--- Data ---
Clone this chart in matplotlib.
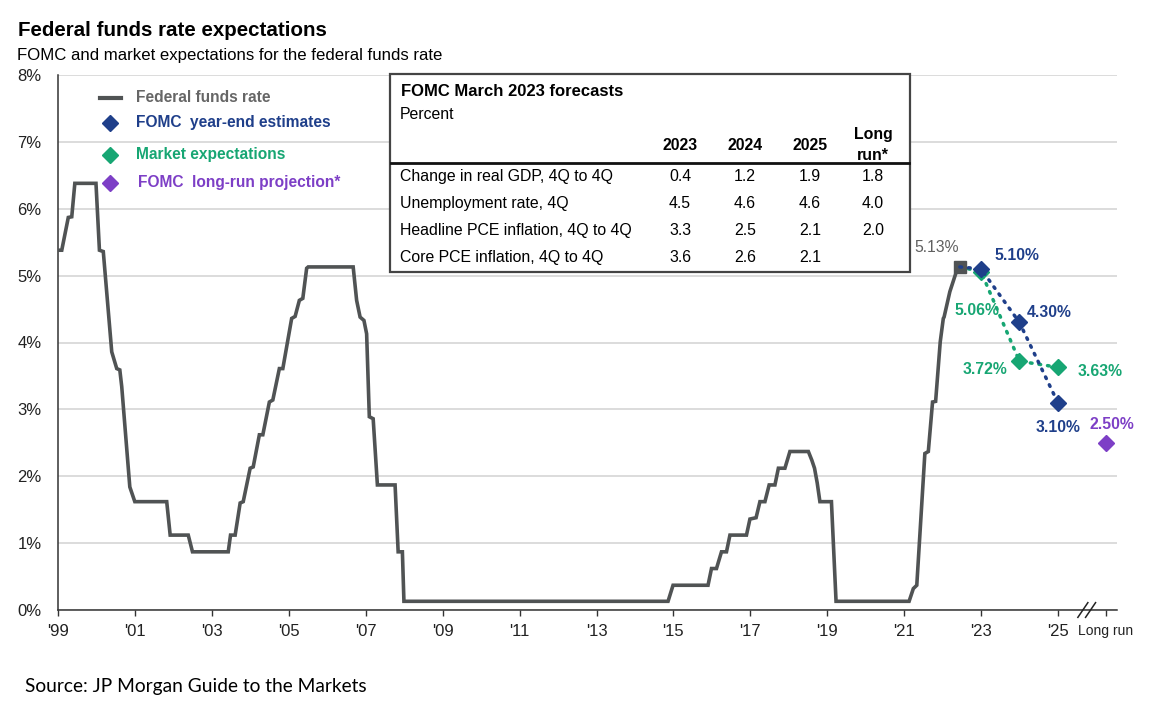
import matplotlib
matplotlib.use("Agg")
import matplotlib.pyplot as plt
from matplotlib.patches import Rectangle
from matplotlib.lines import Line2D

plt.rcParams['font.family'] = ['Liberation Sans', 'DejaVu Sans']

W, H = 1149, 706

# federal funds rate (decimal year, percent)
ffr_year = [1999.0, 1999.09, 1999.26, 1999.35, 1999.43, 1999.98, 2000.07, 2000.17,
            2000.39, 2000.52, 2000.6, 2000.65, 2000.86, 2000.99, 2001.82, 2001.91,
            2002.38, 2002.49, 2003.42, 2003.48, 2003.6, 2003.73, 2003.81, 2003.99,
            2004.07, 2004.23, 2004.32, 2004.49, 2004.58, 2004.75, 2004.84, 2005.07,
            2005.16, 2005.27, 2005.36, 2005.46, 2005.5, 2006.67, 2006.76, 2006.85,
            2006.95, 2007.02, 2007.09, 2007.19, 2007.3, 2007.76, 2007.84, 2007.95,
            2007.99, 2014.86, 2014.99, 2015.9, 2015.99, 2016.12, 2016.25, 2016.38,
            2016.47, 2016.9, 2016.99, 2017.15, 2017.25, 2017.38, 2017.49, 2017.64,
            2017.73, 2017.9, 2018.03, 2018.51, 2018.6, 2018.67, 2018.74, 2018.81,
            2019.11, 2019.23, 2021.13, 2021.24, 2021.33, 2021.54, 2021.63, 2021.74,
            2021.82, 2021.94, 2022.02, 2022.04, 2022.19, 2022.36, 2022.45]
ffr_rate = [5.38, 5.38, 5.87, 5.88, 6.38, 6.38, 5.38, 5.36,
            3.86, 3.61, 3.59, 3.34, 1.84, 1.62, 1.62, 1.12,
            1.12, 0.87, 0.87, 1.12, 1.12, 1.60, 1.62, 2.12,
            2.14, 2.62, 2.62, 3.11, 3.14, 3.61, 3.61, 4.36,
            4.39, 4.63, 4.66, 5.11, 5.13, 5.13, 4.63, 4.38,
            4.33, 4.13, 2.89, 2.86, 1.87, 1.87, 0.87, 0.87,
            0.13, 0.13, 0.37, 0.37, 0.62, 0.62, 0.87, 0.87,
            1.12, 1.12, 1.36, 1.38, 1.62, 1.62, 1.87, 1.87,
            2.12, 2.12, 2.37, 2.37, 2.24, 2.12, 1.9, 1.62,
            1.62, 0.13, 0.13, 0.32, 0.37, 2.34, 2.37, 3.11,
            3.12, 4.01, 4.36, 4.38, 4.76, 5.06, 5.13]

# projections
fomc_year = [2023, 2024, 2025]
fomc_rate = [5.10, 4.30, 3.10]
mkt_year = [2023, 2024, 2025]
mkt_rate = [5.06, 3.72, 3.63]
longrun_x = 2026.25
longrun_rate = 2.50

xtick_years = list(range(1999, 2026, 2))
xtick_labels = ["'%02d" % (y % 100) for y in xtick_years]

# FOMC table
tbl_cols = ["2023", "2024", "2025"]
tbl_rows = ["Change in real GDP, 4Q to 4Q", "Unemployment rate, 4Q",
            "Headline PCE inflation, 4Q to 4Q", "Core PCE inflation, 4Q to 4Q"]
tbl_vals = [["0.4", "1.2", "1.9", "1.8"],
            ["4.5", "4.6", "4.6", "4.0"],
            ["3.3", "2.5", "2.1", "2.0"],
            ["3.6", "2.6", "2.1", ""]]

GRAY = "#505354"
BLUE = "#1f3f8a"
GREEN = "#17a673"
PURPLE = "#7d3fc6"


def fx(px):
    return px / W


def fy(py):
    return 1 - py / H


fig = plt.figure(figsize=(W / 100, H / 100), dpi=100)
ax = fig.add_axes([fx(58.3), fy(610), fx(1116.7) - fx(58.3), fy(75) - fy(610)])

ax.set_xlim(1999, 2026.53)
ax.set_ylim(0, 8)
ax.set_yticks(range(0, 9))
ax.set_yticklabels(["%d%%" % v for v in range(0, 9)], fontsize=12, color="#222222")
ax.tick_params(axis="y", length=0, pad=12)
ax.yaxis.grid(True, color="#d9d9d9", lw=1.3)
ax.set_axisbelow(True)
ax.set_xticks(xtick_years + [longrun_x])
ax.set_xticklabels(xtick_labels + ["Long run"], fontsize=12, color="#222222")
ax.get_xticklabels()[-1].set_fontsize(10)
ax.tick_params(axis="x", direction="out", length=4, width=1, color="#333333", pad=6)
for s in ["top", "right"]:
    ax.spines[s].set_visible(False)
for s in ["left", "bottom"]:
    ax.spines[s].set_color("#333333")
    ax.spines[s].set_linewidth(1.1)

# axis break marks
for dx in (-0.1, 0.1):
    ax.plot([2025.75 + dx - 0.13, 2025.75 + dx + 0.13], [-0.11, 0.11], color="#222222",
            lw=1.1, clip_on=False, zorder=5)

ax.plot(ffr_year, ffr_rate, color=GRAY, lw=2.6, solid_joinstyle="miter", zorder=3)
ax.plot([ffr_year[-1]], [ffr_rate[-1]], marker="s", ms=8, color=GRAY, zorder=4)

ax.plot([ffr_year[-1]] + mkt_year, [ffr_rate[-1]] + mkt_rate, color=GREEN, lw=2.5,
        ls=(0, (0.5, 2.0)), dash_capstyle="round", zorder=3)
ax.plot(mkt_year, mkt_rate, ls="none", marker="D", ms=8.5, color=GREEN, zorder=4)
ax.plot([ffr_year[-1]] + fomc_year, [ffr_rate[-1]] + fomc_rate, color=BLUE, lw=2.5,
        ls=(0, (0.5, 2.0)), dash_capstyle="round", zorder=5)
ax.plot(fomc_year, fomc_rate, ls="none", marker="D", ms=8.5, color=BLUE, zorder=6)
ax.plot([longrun_x], [longrun_rate], ls="none", marker="D", ms=8.5, color=PURPLE, zorder=6)

# value labels
def lab(x, y, txt, dx, dy, color, weight="bold"):
    ax.annotate(txt, (x, y), xytext=(dx, dy), textcoords="offset pixels",
                ha="center", va="center", fontsize=11.3, color=color,
                fontweight=weight, zorder=7)

lab(ffr_year[-1], ffr_rate[-1], "%.2f%%" % ffr_rate[-1], -23, 19, "#606060", "normal")
fomc_off = [(36, 13), (30, 10), (0, -25)]
for x, y, (dx, dy) in zip(fomc_year, fomc_rate, fomc_off):
    lab(x, y, "%.2f%%" % y, dx, dy, BLUE)
mkt_off = [(-4, -39), (-34, -8), (42, -4)]
for x, y, (dx, dy) in zip(mkt_year, mkt_rate, mkt_off):
    lab(x, y, "%.2f%%" % y, dx, dy, GREEN)
lab(longrun_x, longrun_rate, "%.2f%%" % longrun_rate, 6, 18, PURPLE)

# legend
fig.add_artist(Line2D([fx(100), fx(121)], [fy(98), fy(98)], color=GRAY, lw=3))
fig.text(fx(136), fy(102), "Federal funds rate", fontsize=11.2, color="#666666",
         fontweight="bold", va="baseline")
leg = [(123, BLUE, "FOMC  year-end estimates"), (155, GREEN, "Market expectations"),
       (183, PURPLE, "FOMC  long-run projection*")]
for py, c, t in leg:
    fig.add_artist(Line2D([fx(110)], [fy(py)], marker="D", ms=8, color=c, ls="none"))
    fig.text(fx(136 if py < 180 else 138.5), fy(py + 4), t, fontsize=11.2, color=c,
             fontweight="bold", va="baseline")

# table box
fig.add_artist(Rectangle((fx(390), fy(271.5)), fx(909.5) - fx(390), fy(74) - fy(271.5),
                         transform=fig.transFigure, facecolor="white",
                         edgecolor="#444444", lw=1.6, zorder=10))
fig.text(fx(401), fy(95.5), "FOMC March 2023 forecasts", fontsize=12,
         fontweight="bold", va="baseline", zorder=11)
fig.text(fx(400), fy(119), "Percent", fontsize=11.4, va="baseline", zorder=11)
col_x = [680, 745, 810, 873]
for cx, c in zip(col_x, tbl_cols):
    fig.text(fx(cx), fy(149.5), c, fontsize=11.4, fontweight="bold", ha="center",
             va="baseline", zorder=11)
fig.text(fx(col_x[3]), fy(139), "Long", fontsize=11.4, fontweight="bold", ha="center",
         va="baseline", zorder=11)
fig.text(fx(col_x[3]), fy(160), "run*", fontsize=11.4, fontweight="bold", ha="center",
         va="baseline", zorder=11)
fig.add_artist(Line2D([fx(391), fx(909)], [fy(163), fy(163)], color="#111111", lw=2,
                      zorder=11))
row_y = [181, 208, 235, 262]
for ry, name, vals in zip(row_y, tbl_rows, tbl_vals):
    fig.text(fx(400), fy(ry), name, fontsize=11.4, va="baseline", zorder=11)
    for cx, v in zip(col_x, vals):
        fig.text(fx(cx), fy(ry), v, fontsize=11.4, ha="center", va="baseline", zorder=11)

# titles
fig.text(fx(18), fy(36), "Federal funds rate expectations", fontsize=14.8,
         fontweight="bold", va="baseline")
fig.text(fx(17), fy(60), "FOMC and market expectations for the federal funds rate",
         fontsize=12.1, va="baseline")
fig.text(fx(25), fy(686.5), "Source: JP Morgan Guide to the Markets",
         fontsize=13.8, family="Lato", va="center")

fig.savefig("out.png", dpi=100)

--- Required work ---
Copy nothing but the lines from the top of the data down to the line containing "W, H = 1149, 706", and leave the pictures out.

--- The result ---
Clone this chart in matplotlib.
import matplotlib
matplotlib.use("Agg")
import matplotlib.pyplot as plt
from matplotlib.patches import Rectangle
from matplotlib.lines import Line2D

plt.rcParams['font.family'] = ['Liberation Sans', 'DejaVu Sans']

W, H = 1149, 706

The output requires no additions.